(Task statement) Quote each line of the material verbatim, without the pictures.

START

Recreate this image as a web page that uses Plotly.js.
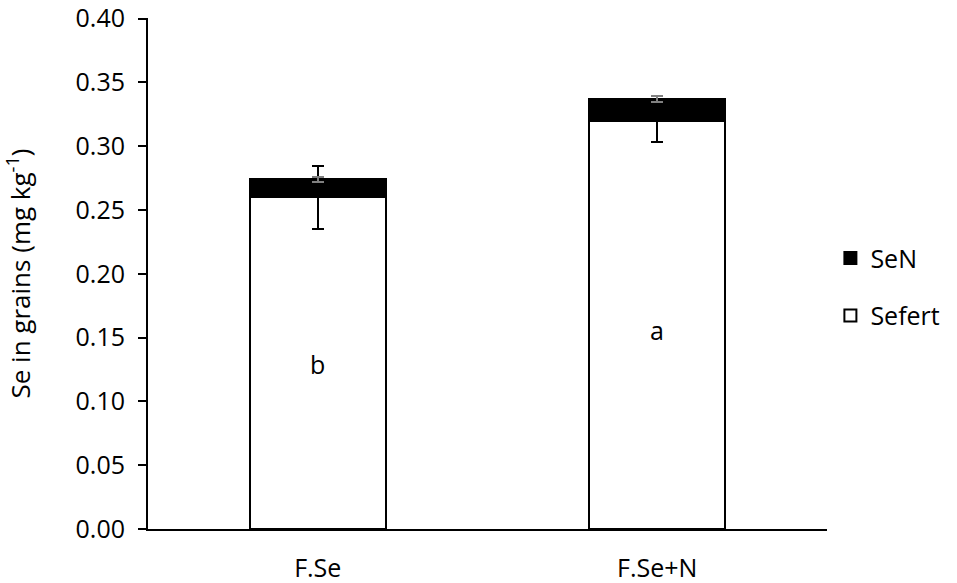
<!DOCTYPE html>
<html>
<head>
<meta charset="utf-8">
<script src="https://cdn.plot.ly/plotly-3.0.1.min.js"></script>
<style>
  html, body { margin: 0; padding: 0; background: #fff; }
  #chart { width: 957px; height: 583px; }
</style>
</head>
<body>
<div id="chart"></div>
<script>
const treatments = ['F.Se', 'F.Se+N'];
const sefert = [0.260, 0.320];
const sefertErr = [0.0245, 0.017];
const seN = [0.014, 0.017];
const seNErr = [0.0018, 0.002];
const letters = ['b', 'a'];
const letterY = [0.129, 0.156];
const yTicks = [0, 0.05, 0.10, 0.15, 0.20, 0.25, 0.30, 0.35, 0.40];

const font = { family: 'Open Sans, Arial, sans-serif', size: 25, color: '#000' };

const traceSefert = {
  x: treatments,
  y: sefert,
  type: 'bar',
  name: 'Sefert',
  legendgroup: 'g1',
  legendrank: 2,
  width: 0.4,
  marker: { color: '#fff', line: { color: '#000', width: 2 } },
  error_y: { type: 'data', array: sefertErr, visible: true, color: '#000', thickness: 2, width: 6 }
};

const traceSeN = {
  x: treatments,
  y: seN,
  type: 'bar',
  name: 'SeN',
  legendgroup: 'g2',
  legendrank: 1,
  width: 0.4,
  marker: { color: '#000', line: { color: '#000', width: 2 } },
  error_y: { type: 'data', array: seNErr, visible: true, color: '#808080', thickness: 2, width: 6 }
};

const annotations = treatments.map((t, i) => ({
  x: t,
  y: letterY[i],
  text: letters[i],
  showarrow: false,
  font: font
}));

const layout = {
  width: 957,
  height: 583,
  margin: { l: 148, r: 117, t: 18, b: 54 },
  paper_bgcolor: '#fff',
  plot_bgcolor: '#fff',
  font: font,
  barmode: 'stack',
  showlegend: true,
  legend: {
    x: 1.005,
    xanchor: 'left',
    y: 0.575,
    yanchor: 'top',
    traceorder: 'grouped',
    tracegroupgap: 22,
    font: font,
    itemwidth: 30
  },
  xaxis: {
    showline: true,
    linecolor: '#000',
    linewidth: 2,
    ticks: '',
    showgrid: false,
    zeroline: false,
    tickfont: font,
    ticklabelstandoff: 16
  },
  yaxis: {
    range: [0, 0.4005],
    tickmode: 'array',
    tickvals: yTicks,
    ticktext: yTicks.map(v => v.toFixed(2)),
    ticklabeloverflow: 'allow',
    showline: true,
    linecolor: '#000',
    linewidth: 2,
    ticks: 'outside',
    ticklen: 8,
    tickwidth: 2,
    tickcolor: '#000',
    showgrid: false,
    zeroline: false,
    tickfont: font,
    ticklabelstandoff: 8,
    title: { text: 'Se in grains (mg kg<sup>-1</sup>)', font: { family: font.family, size: 26, color: '#000' }, standoff: 40 }
  },
  annotations: annotations
};

Plotly.newPlot('chart', [traceSefert, traceSeN], layout, { displayModeBar: false, staticPlot: true });
</script>
</body>
</html>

END

(Worked answer)
Recreate this image as a web page that uses Plotly.js.
<!DOCTYPE html>
<html>
<head>
<meta charset="utf-8">
<script src="https://cdn.plot.ly/plotly-3.0.1.min.js"></script>
<style>
  html, body { margin: 0; padding: 0; background: #fff; }
  #chart { width: 957px; height: 583px; }
</style>
</head>
<body>
<div id="chart"></div>
<script>
const treatments = ['F.Se', 'F.Se+N'];
const sefert = [0.260, 0.320];
const sefertErr = [0.0245, 0.017];
const seN = [0.014, 0.017];
const seNErr = [0.0018, 0.002];
const letters = ['b', 'a'];
const letterY = [0.129, 0.156];
const yTicks = [0, 0.05, 0.10, 0.15, 0.20, 0.25, 0.30, 0.35, 0.40];

const font = { family: 'Open Sans, Arial, sans-serif', size: 25, color: '#000' };

const traceSefert = {
  x: treatments,
  y: sefert,
  type: 'bar',
  name: 'Sefert',
  legendgroup: 'g1',
  legendrank: 2,
  width: 0.4,
  marker: { color: '#fff', line: { color: '#000', width: 2 } },
  error_y: { type: 'data', array: sefertErr, visible: true, color: '#000', thickness: 2, width: 6 }
};

const traceSeN = {
  x: treatments,
  y: seN,
  type: 'bar',
  name: 'SeN',
  legendgroup: 'g2',
  legendrank: 1,
  width: 0.4,
  marker: { color: '#000', line: { color: '#000', width: 2 } },
  error_y: { type: 'data', array: seNErr, visible: true, color: '#808080', thickness: 2, width: 6 }
};

const annotations = treatments.map((t, i) => ({
  x: t,
  y: letterY[i],
  text: letters[i],
  showarrow: false,
  font: font
}));

const layout = {
  width: 957,
  height: 583,
  margin: { l: 148, r: 117, t: 18, b: 54 },
  paper_bgcolor: '#fff',
  plot_bgcolor: '#fff',
  font: font,
  barmode: 'stack',
  showlegend: true,
  legend: {
    x: 1.005,
    xanchor: 'left',
    y: 0.575,
    yanchor: 'top',
    traceorder: 'grouped',
    tracegroupgap: 22,
    font: font,
    itemwidth: 30
  },
  xaxis: {
    showline: true,
    linecolor: '#000',
    linewidth: 2,
    ticks: '',
    showgrid: false,
    zeroline: false,
    tickfont: font,
    ticklabelstandoff: 16
  },
  yaxis: {
    range: [0, 0.4005],
    tickmode: 'array',
    tickvals: yTicks,
    ticktext: yTicks.map(v => v.toFixed(2)),
    ticklabeloverflow: 'allow',
    showline: true,
    linecolor: '#000',
    linewidth: 2,
    ticks: 'outside',
    ticklen: 8,
    tickwidth: 2,
    tickcolor: '#000',
    showgrid: false,
    zeroline: false,
    tickfont: font,
    ticklabelstandoff: 8,
    title: { text: 'Se in grains (mg kg<sup>-1</sup>)', font: { family: font.family, size: 26, color: '#000' }, standoff: 40 }
  },
  annotations: annotations
};

Plotly.newPlot('chart', [traceSefert, traceSeN], layout, { displayModeBar: false, staticPlot: true });
</script>
</body>
</html>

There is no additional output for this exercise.